You might have seen people posting about it: the multiverse-hopping, sci-fi action film Everything Everywhere All At Once.
But why has the film captured our collective imagination?
When you strip back all the subplot and threads, it is — at its core — a very relatable story of a family struggling to do their taxes.
Directed by Daniel Kwan and Daniel Scheinert, the film explores an immigrant family and the inherent messiness, chaos, and opportunities that come with life when you’ve left your home country to start a new one.
There’s Evelyn Wang, the family’s matriarch, played by Michelle Yeoh, and Stephanie Hsu’s Joy Wang, her daughter, who is desperately trying to get her family to accept her girlfriend.
The film mixes the immigrant experience with the impending destruction of the multiverse, leading Evelyn and her husband, Waymond, to universe hop in an effort to save it.
A new kind of hero: Waymond Wang
Waymond is played by Ke Huy Quan, the 80s movie icon known for his roles as the lovable tinkerer Data in The Goonies and Harrison Ford’s sassy assistant in Indiana Jones and the Temple of Doom.
Quan says he was happy on working behind the camera and stepped away from acting because he was difficult to be an Asian actor in Hollywood.
That all changed when he got the script for the film Everything Everywhere All at Once. The film marks about two decades since he last graced film screens, and is a joyous return for Quan.
“I remember reading the script for the first time and I remember it was a script that I wanted to read for many, many years, it just didn’t exist before,” Quan says.
He adds that a role like Waymond Wang would never have existed in the 80s, 90s or even the 2000s.
Quan stars as all of the Waymond Wangs across the multiverse, including a universe-jumping heroic version, and one who’s a sweet loving father and husband, struggling to give divorce papers to his wife.
“I certainly want to play all different kinds of characters that I didn’t get the opportunity to before,” Quan says.

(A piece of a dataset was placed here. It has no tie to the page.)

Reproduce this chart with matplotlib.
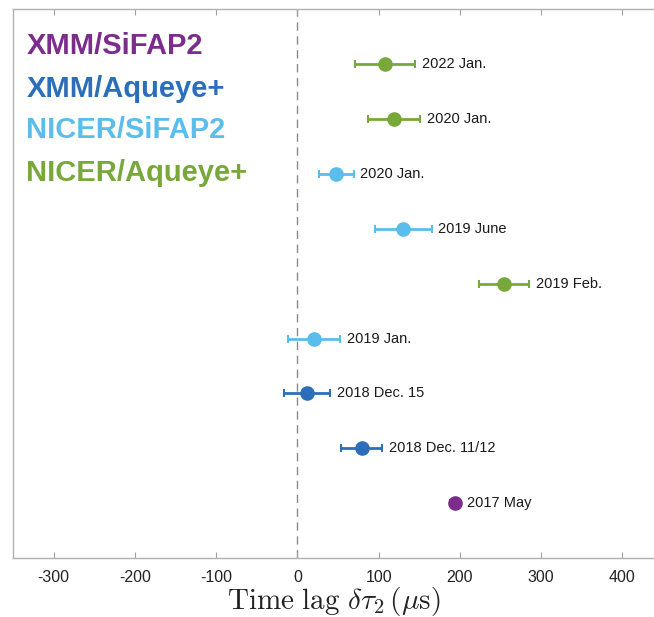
import matplotlib
matplotlib.use("Agg")
import matplotlib.pyplot as plt

# observation epochs, bottom to top
epochs  = ["2017 May", "2018 Dec. 11/12", "2018 Dec. 15", "2019 Jan.", "2019 Feb.",
           "2019 June", "2020 Jan.", "2020 Jan.", "2022 Jan."]
lags    = [194, 79, 12, 20, 254, 130, 48, 119, 108]
errs    = [6, 25, 28, 32, 31, 35, 21, 32, 37]
groups  = ["XMM/SiFAP2", "XMM/Aqueye+", "XMM/Aqueye+", "NICER/SiFAP2", "NICER/Aqueye+",
           "NICER/SiFAP2", "NICER/SiFAP2", "NICER/Aqueye+", "NICER/Aqueye+"]
group_names = ["XMM/SiFAP2", "XMM/Aqueye+", "NICER/SiFAP2", "NICER/Aqueye+"]
xticks  = [-300, -200, -100, 0, 100, 200, 300, 400]

colors = {"XMM/SiFAP2": "#7b2c8c", "XMM/Aqueye+": "#2b6fba",
          "NICER/SiFAP2": "#5bbdeb", "NICER/Aqueye+": "#78a83a"}

plt.rcParams["font.family"] = ["Liberation Sans", "DejaVu Sans"]
plt.rcParams["mathtext.fontset"] = "cm"

fig = plt.figure(figsize=(6.54, 6.17), dpi=100)
ax = fig.add_axes([13/654, 59/617, 642/654, 548.7/617])

ax.axvline(0, color="#8a8a8a", linestyle=(0, (6, 4)), linewidth=1.0, zorder=1)

for i, (lab, x, e, g) in enumerate(zip(epochs, lags, errs, groups)):
    y = i + 1
    ax.errorbar(x, y, xerr=e, fmt="o", color=colors[g], ecolor=colors[g],
                markersize=9.5, elinewidth=2, capsize=3, capthick=1.5, zorder=3)
    ax.annotate(lab, xy=(max(x + e, x + 6), y), xytext=(5, 0), textcoords="offset points",
                ha="left", va="center", fontsize=10.5, color="#1a1a1a")

leg_y = [0.919, 0.841, 0.765, 0.687]
for name, yy in zip(group_names, leg_y):
    ax.text(0.021, yy, name, transform=ax.transAxes, color=colors[name],
            fontsize=21, fontweight="bold", ha="left", va="baseline")

ax.set_xlim(-350, 440)
ax.set_ylim(0, 10)
ax.set_xticks(xticks)
ax.set_xticklabels([str(t) for t in xticks])
ax.set_yticks([])
ax.tick_params(axis="x", direction="in", length=4, color="#a0a0a0", top=True,
               labelsize=11.5, labelcolor="#222222", pad=9)
for s in ax.spines.values():
    s.set_color("#b0b0b0")
    s.set_linewidth(1.0)
ax.spines["right"].set_visible(False)

ax.set_xlabel(r"$\mathrm{Time\ lag}\ \delta\tau_2\,(\mu\mathrm{s})$", fontsize=21,
              color="#222222", labelpad=0)

plt.savefig("out.png", dpi=100)
plt.close()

Things started changing with the release of Asian-centered shows like Fresh off the Boat in 2015 and Kim’s Convenience. Then in 2018, Crazy Rich Asians was released, becoming a critical and commercial success, proving the vast appetite for and enjoyment of Asian-focused stories.
Still, in a film where literally anything is possible (including a universe where everyone has hotdog fingers) Everything Everywhere All At Once pulls out stories and threads that are multi-faceted and challenges conventional ideas, including that of masculinity.
Waymond, Quan says, is “a man that truly believes in love and empathy and kindness and respect for one another”.
‘Leans into the messiness and love’
The film also delves into themes of the generational divide and trauma, something encapsulated by the daughter Joy’s character. She also doubles as the film’s villain, Jobu Tupaki, who creates a blackhole-esque ‘Everything Bagel’ that threatens the existence of the multiverse.
“How many times have we had arguments with our parents saying, ‘You have no idea what it’s like to be me’, or, ‘I don’t understand you’ … you know?” Quan says.
“It’s so cool to see this brought to the forefront and yet you know it features a Chinese family so it’s something that I’m really grateful for.”
For Chinese-Australian food writer and cook Hetty McKinnon, the film cuts straight to the core of what it means to be a Chinese immigrant family.
“[The movie] just leans into the messiness of the love and bonds that run deep within Asian immigrant families.”
Ultimately, the film is unique in that it explores the sweeping dynamics of an immigrant family going through absurd situations with a lot of humor, heart, and relatability.
“I think the outrageousness of this movie kind of perfectly encapsulates the wild-yet-loving weirdness of Asian families,” Hetty says.